Então

quarta-feira, 4 de agosto de 2010

O filósofo na arquibancada


Daniel Piza

Como se não bastassem textos de Albert Camus, Nelson Rodrigues, João Cabral de Melo Neto, Eduardo Galeano, Robert Coover, Nick Hornby e tantos outros, os intelectuais que torcem o nariz para o futebol acabam de receber mais uma má notícia: o livro Soccer and Philosophy, organizado por um professor americano, Ted Richards (editora Open Court), com autores de diversos países. O tema "futebol e filosofia" soa pretensioso, mas não espere nenhuma análise academicista, cheia de jargões ou dogmas; tampouco o modelo brasileiro, de crônicas e memórias curtas. Os autores praticam a velha e boa arte do ensaio: são objetivos e pessoais ao mesmo tempo.

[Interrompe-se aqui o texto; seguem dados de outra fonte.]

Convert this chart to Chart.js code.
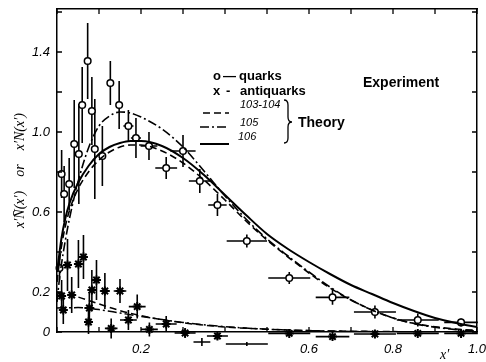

O alemão Paul Hoyningen-Huene, na abertura, tenta responder "por que o futebol é tão fascinante?" mostrando como as regras relativamente simples permitem uma variedade de situações que o torna menos previsível do que outros esportes e, assim, mais poderoso em "mimetizar o drama da vida". Menos previsível, lembra ele, não significa aleatório. Há uma mistura de técnica e sorte que não pode ser determinada por estatísticas, mas que jamais elimina totalmente os padrões e probabilidades. Os outros textos da primeira metade do livro vão na mesma linha. Curiosamente, nenhum nota em particular que o futebol é assim por ser jogado com os pés, não com as mãos, extensões mais diretas da consciência - o que explica que os craques sejam os mais conscientes, ou melhor, os menos inconscientes.

A segunda metade entra numa polêmica bem conhecida dos brasileiros, a do futebol de resultados versus "jogo bonito". E começa com um saudável meio-termo do espanhol - e torcedor do Barcelona - Victor Durà-Vilà. Ele não cai nem no pseudopragmatismo dos que dizem que só o placar importa, como o ex-técnico Dunga, nem no romantismo dos que acham que um gol é "um mero avanço numérico", como alguns professores no Brasil. Afirma que a primeira abordagem é "unidimensional", pois esquece a plástica do futebol, e lembra como as escolas brasileira e holandesa (ops!) provaram que é possível vencer com beleza. "Ninguém fica feliz se seu time perde e poucos vão ficar infelizes se ele vencer, não importa o estilo ou a estética do jogo: vencer é tudo. Em alguns lugares, porém, o estilo importa (...) não apenas porque é mais divertido de assistir, mas também porque é uma atividade inspiradora."

Na mesma linha, o trio de colombianos Camilo Olaya, Nelson Lammoglia e Roberto Zarama, escrevendo sobre Messi, mostra que o craque é quem sabe o momento certo de ser individualista, livre, criativo, em vez de seguir as ordens do treinador. "A liberdade em relação a tradições e regras chama atenção para o que é primordial no ser humano (...). Sim, talvez devêssemos quebrar regras com mais frequência." E o inglês Andrew Lambert estende o argumento para os torcedores: eles não deveriam ser fanáticos e violentos, e sim preservar um distanciamento reflexivo e irônico em relação a suas próprias paixões. O futebol é fascinante, mas não substitui a vida nem salva a pátria. Eis uma das lições que o autointitulado país do futebol tem demorado a aprender.

Outra possível lição do livro é sobre o futebol que atualmente se joga nos gramados do Brasileirão. Quem viu os clássicos do fim de semana (Palmeiras e Corinthians, Flamengo e Vasco, Cruzeiro e Atlético, Inter e Grêmio), ou seus resumos, não viu o que gostaria de ver: futebol bem jogado, com técnica, com bons armadores e artilheiros, e não uma sequência de pancadas e lambanças, com os mais habilidosos sendo substituídos pelos treinadores que só querem saber de carrinhos e chuveirinhos - de um futebol decididamente diminutivo, incapaz de qualquer tipo de pensamento. A derrota da seleção na África do Sul não serviu para nada?